#1 Journeying Together

I made a big decision in December of 2021. I quit my teaching position – in the middle of the year. To make matters worse, this was actually the second time I had made this decision in my six years of working in education. I felt shame at being unable to pull myself together, and I felt fear at what the future held. I was not sure what I would do next. Never before had I felt like I was unable to succeed on my own merits, and the realization that I was not invincible hit me hard.

The following weeks leading up to Christmas I felt many conflicting emotions. I was relieved to not be in the classroom. I was exhausted. I was ashamed. I spent most of my time sleeping. When I was awake, I just wanted to go back to sleep. I had no energy, and I was experiencing no joy. I am certain that my friends and family were concerned.

My fiancé and I spent Christmas in Chicago with his family. I slept through most of it. I did not want to do anything. Our wedding was planned for February: two months away. It seemed to me that I was embarking on a journey for which I was completely unprepared: getting married, moving into a new home, and taking on the new role of wife. I felt doubts that I was up to the challenges.
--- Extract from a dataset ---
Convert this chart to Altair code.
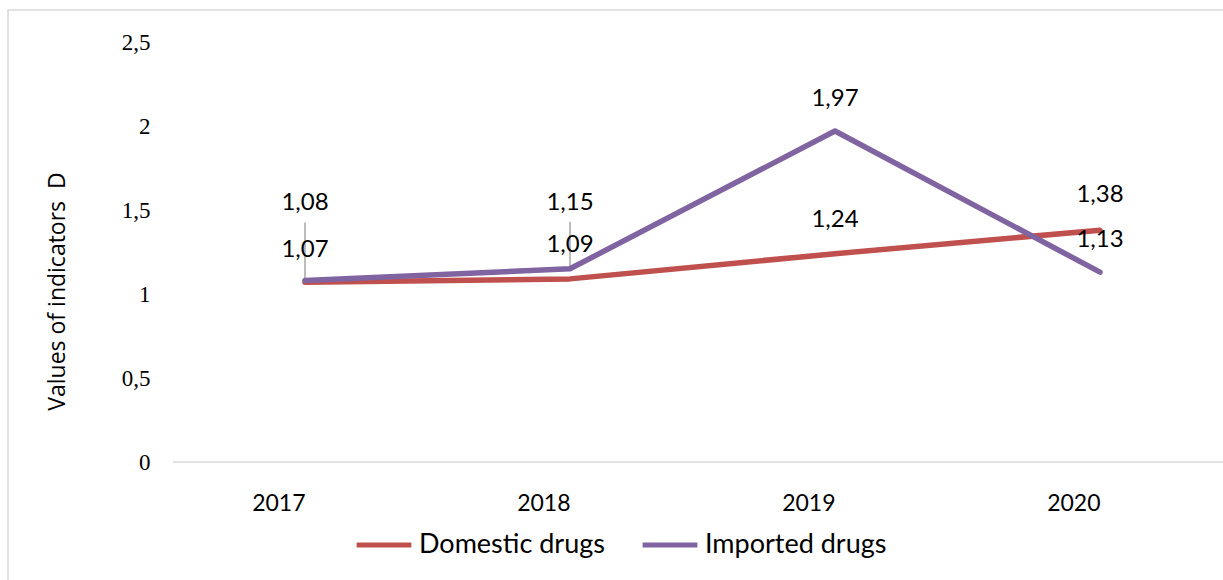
import altair as alt
import pandas as pd

years = ["2017", "2018", "2019", "2020"]
domestic = [1.07, 1.09, 1.24, 1.38]
imported = [1.08, 1.15, 1.97, 1.13]
series_names = ["Domestic drugs", "Imported drugs"]
colors = ["#C0504D", "#8064A2"]

# label placement (pixels above the point) and leader-line lengths (pixels)
dom_label_dy = [32, 34, 34, 35]
imp_label_dy = [78, 66, 32, 32]
imp_leader = [58, 47, 0, 0]

PX_PER_UNIT = 420 / 2.5

rows = []
for i, y in enumerate(years):
    rows.append(dict(year=y, series=series_names[0], value=domestic[i], dy=dom_label_dy[i], lead=0))
    rows.append(dict(year=y, series=series_names[1], value=imported[i], dy=imp_label_dy[i], lead=imp_leader[i]))
df = pd.DataFrame(rows)

x_scale = alt.Scale(type="point", range=[132, 927], padding=0)
x_enc = alt.X("year:O", scale=x_scale,
              axis=alt.Axis(title=None, labelAngle=0, ticks=False, domain=False,
                            labelFont="Lato", labelFontSize=23,
                            labelColor="#000000", labelPadding=41))
y_scale = alt.Scale(domain=[0, 2.5], nice=False)

base = alt.Chart(df)

one = pd.DataFrame({"a": [0]})
frame = alt.Chart(one).mark_rect(
    fill="transparent", stroke="#D9D9D9", strokeWidth=1.5
).encode(x=alt.value(-165), x2=alt.value(1070), y=alt.value(-32), y2=alt.value(600))

baseline = alt.Chart(one).mark_rule(color="#D9D9D9", strokeWidth=1.5).encode(
    x=alt.value(0), x2=alt.value(1050), y=alt.value(420)
)

lines = base.mark_line(strokeWidth=5.5, strokeCap="round", strokeJoin="round").encode(
    x=x_enc,
    y=alt.Y("value:Q", scale=y_scale,
            axis=alt.Axis(title="Values of indicators\u00a0 D", values=[0, 0.5, 1, 1.5, 2, 2.5],
                          labelExpr="replace(toString(datum.value), '.', ',')",
                          grid=False, domain=False, ticks=False,
                          labelFont="Liberation Serif", labelFontSize=23, labelColor="#000000",
                          labelPadding=23,
                          titleFont="Open Sans", titleFontSize=23, titleFontWeight="normal",
                          titleColor="#000000", titleAngle=270, titleX=-116, titleY=249,
                          titleAlign="center", titleBaseline="middle")),
    color=alt.Color("series:N", scale=alt.Scale(domain=series_names, range=colors),
                    legend=alt.Legend(title=None, orient="none", direction="horizontal",
                                      legendX=181, legendY=473, symbolType="stroke",
                                      symbolSize=3000, symbolStrokeWidth=5,
                                      labelFont="Lato", labelFontSize=27, labelColor="#000000",
                                      labelOffset=5, columnPadding=27, labelLimit=0)),
    detail="series:N",
)

leaders = base.transform_filter("datum.lead > 0").transform_calculate(
    top=f"datum.value + datum.lead / {PX_PER_UNIT}"
).mark_rule(color="#A6A6A6", strokeWidth=1.5).encode(
    x=alt.X("year:O", scale=x_scale),
    y=alt.Y("top:Q", scale=y_scale),
    y2="value:Q",
)

labels = base.transform_calculate(
    lv=f"datum.value + datum.dy / {PX_PER_UNIT}",
    txt="replace(format(datum.value, '.2f'), '.', ',')",
).mark_text(font="Lato", fontSize=24, color="#000000", baseline="middle", align="center").encode(
    x=alt.X("year:O", scale=x_scale),
    y=alt.Y("lv:Q", scale=y_scale),
    text="txt:N",
)

chart = alt.layer(frame, baseline, leaders, lines, labels).properties(
    width=1050, height=420,
    autosize=alt.AutoSizeParams(type="none"),
    padding={"left": 173, "top": 42, "right": 0, "bottom": 118},
    background="#FFFFFF",
).configure_view(strokeWidth=0, stroke="transparent")

chart.save("out.html", embed_options={"renderer": "svg", "actions": False})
I struggled with many questions. Was I worthy of Sean’s love? Would I even be able to carry and raise children? Would I be a failure of a wife because I was so drained?

Additionally, I was trying to figure out what lay ahead as far as a career path. I was unsure of what I could even manage as far as a future job with how exhausted I felt. I decided that it was time for me to let God work out the pieces. I had been trying to write my own story, and it was quite literally falling apart around me. It seemed hopeless to me, but maybe He could work a miracle.

Over the past three and a half years, I have taken many leaps of faith as I have tried to navigate finding my identity in the midst of a new marriage and a new job. I’d love to tell you that everything is great now, but the reality is that I still struggle daily with my Bipolar Disorder which I write about in Post #7. I still have anxiety that I am doing things wrong or even that I am doing the wrong things. I place unrealistic expectations on myself and flounder when I cannot meet them. I take out my frustrations on those closest to me or withdraw from them when I need them most. Our struggle with infertility has been one of the hardest things I’ve ever experienced, and I write more about this in Post #4. However, I am learning to live with an attitude of patience and grace toward myself.

I have a unique story to tell; all of us do. I enjoy writing, and I find it to be an outlet for my many thoughts and feelings. I’ve decided to post some of my thoughts on this blog as a way to add my voice to the discussion around mental illness, faith, and family life. I also wanted to write to advocate for and document our family’s journey with embryo adoption, see Post #8. I am excited to share this journey with you if you choose to accompany me. Feel free to read the posts that interest you and ignore the posts that do not. If I say something you do not agree with, we can agree to disagree. You are welcome here whether we agree or not. Mostly, I want you to know that you are not alone in your struggles. When we care for one another, none of us have to journey alone; we can journey together. Please pray for me. I’m praying for you!